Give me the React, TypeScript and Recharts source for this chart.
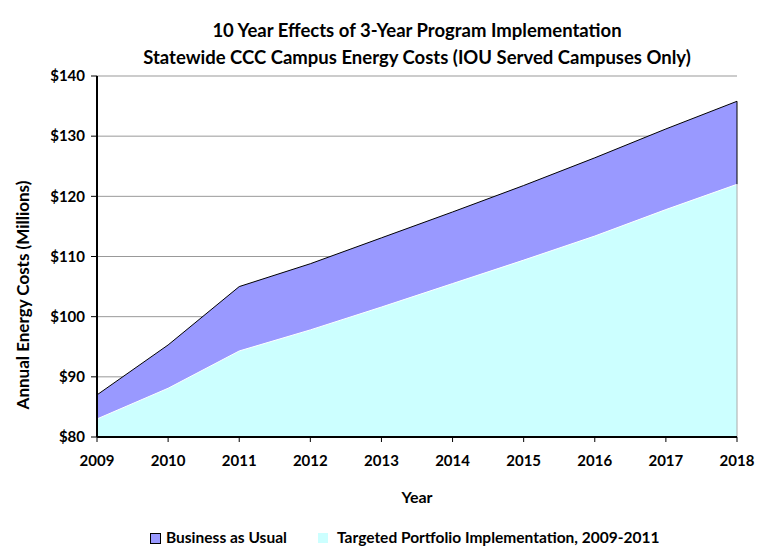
import React from 'react';
import { AreaChart, Area, XAxis, YAxis, CartesianGrid, ReferenceLine } from 'recharts';

const years = ['2009', '2010', '2011', '2012', '2013', '2014', '2015', '2016', '2017', '2018'];
const businessAsUsual = [87, 95.3, 105, 108.8, 113.1, 117.4, 121.8, 126.4, 131.2, 135.8];
const targeted = [83, 88.1, 94.3, 97.8, 101.6, 105.5, 109.4, 113.4, 117.8, 122.0];
const yTicks = [80, 90, 100, 110, 120, 130, 140];

const data = years.map((year, i) => ({
  year,
  bau: businessAsUsual[i],
  targeted: targeted[i],
}));

const FONT = 'Lato, "Open Sans", sans-serif';
const lastYear = years[years.length - 1];
const lastBau = businessAsUsual[businessAsUsual.length - 1];
const lastTargeted = targeted[targeted.length - 1];

const App: React.FC = () => {
  return (
    <div style={{ position: 'absolute', left: 0, top: 0, width: 768, height: 554, fontFamily: FONT, background: '#fff' }}>
      <div style={{ position: 'absolute', left: 97, width: 640, top: 17, textAlign: 'center', fontWeight: 700, fontSize: 18.5, lineHeight: '27px', color: '#000' }}>
        <div>10 Year Effects of 3-Year Program Implementation</div>
        <div>Statewide CCC Campus Energy Costs (IOU Served Campuses Only)</div>
      </div>
      <AreaChart width={768} height={554} data={data} margin={{ top: 76, right: 31, bottom: 87, left: 0 }}>
        <CartesianGrid horizontal vertical={false} stroke="#999" strokeWidth={1} />
        <XAxis
          dataKey="year"
          height={30}
          tick={{ fill: '#000', fontSize: 15, fontWeight: 700, fontFamily: FONT }}
          tickLine={{ stroke: '#000' }}
          tickSize={5}
          tickMargin={13}
          axisLine={{ stroke: '#000', strokeWidth: 2 }}
        />
        <YAxis
          width={97}
          domain={[80, 140]}
          ticks={yTicks}
          tickFormatter={(v) => `$${v}`}
          tick={{ fill: '#000', fontSize: 15, fontWeight: 700, fontFamily: FONT }}
          tickLine={{ stroke: '#000' }}
          tickSize={6}
          tickMargin={6}
          axisLine={{ stroke: '#000', strokeWidth: 2 }}
          allowDataOverflow
        />
        <Area
          type="linear"
          dataKey="bau"
          name="Business as Usual"
          fill="#9999FF"
          fillOpacity={1}
          stroke="#000"
          strokeWidth={1}
          isAnimationActive={false}
        />
        <Area
          type="linear"
          dataKey="targeted"
          name="Targeted Portfolio Implementation, 2009-2011"
          fill="#CCFFFF"
          fillOpacity={1}
          stroke="#fff"
          strokeWidth={1}
          isAnimationActive={false}
        />
        <ReferenceLine segment={[{ x: lastYear, y: lastTargeted }, { x: lastYear, y: lastBau }]} stroke="#000" />
        <ReferenceLine segment={[{ x: lastYear, y: 80 }, { x: lastYear, y: lastTargeted }]} stroke="#aaa" />
      </AreaChart>
      <div
        style={{
          position: 'absolute',
          left: 22,
          top: 295,
          transform: 'translate(-50%, -50%) rotate(-90deg)',
          whiteSpace: 'nowrap',
          fontWeight: 700,
          fontSize: 17,
        }}
      >
        Annual Energy Costs (Millions)
      </div>
      <div style={{ position: 'absolute', left: 97, width: 640, top: 487, textAlign: 'center', fontWeight: 700, fontSize: 16 }}>
        Year
      </div>
      <div style={{ position: 'absolute', left: 0, top: 528, width: 768, height: 20, fontWeight: 700, fontSize: 15.5 }}>
        <div style={{ position: 'absolute', left: 150, top: 5, width: 9, height: 9, background: '#9999FF', border: '1px solid #000' }} />
        <div style={{ position: 'absolute', left: 166, top: 0, whiteSpace: 'nowrap' }}>Business as Usual</div>
        <div style={{ position: 'absolute', left: 318, top: 5, width: 10, height: 10, background: '#CCFFFF' }} />
        <div style={{ position: 'absolute', left: 337, top: 0, whiteSpace: 'nowrap' }}>Targeted Portfolio Implementation, 2009-2011</div>
      </div>
    </div>
  );
};

export default App;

--*--

§ **Exercise aim**
Out of the material above, gather each line where "React" appears.

§ **Result of the task**
Give me the React, TypeScript and Recharts source for this chart.
import React from 'react';
const App: React.FC = () => {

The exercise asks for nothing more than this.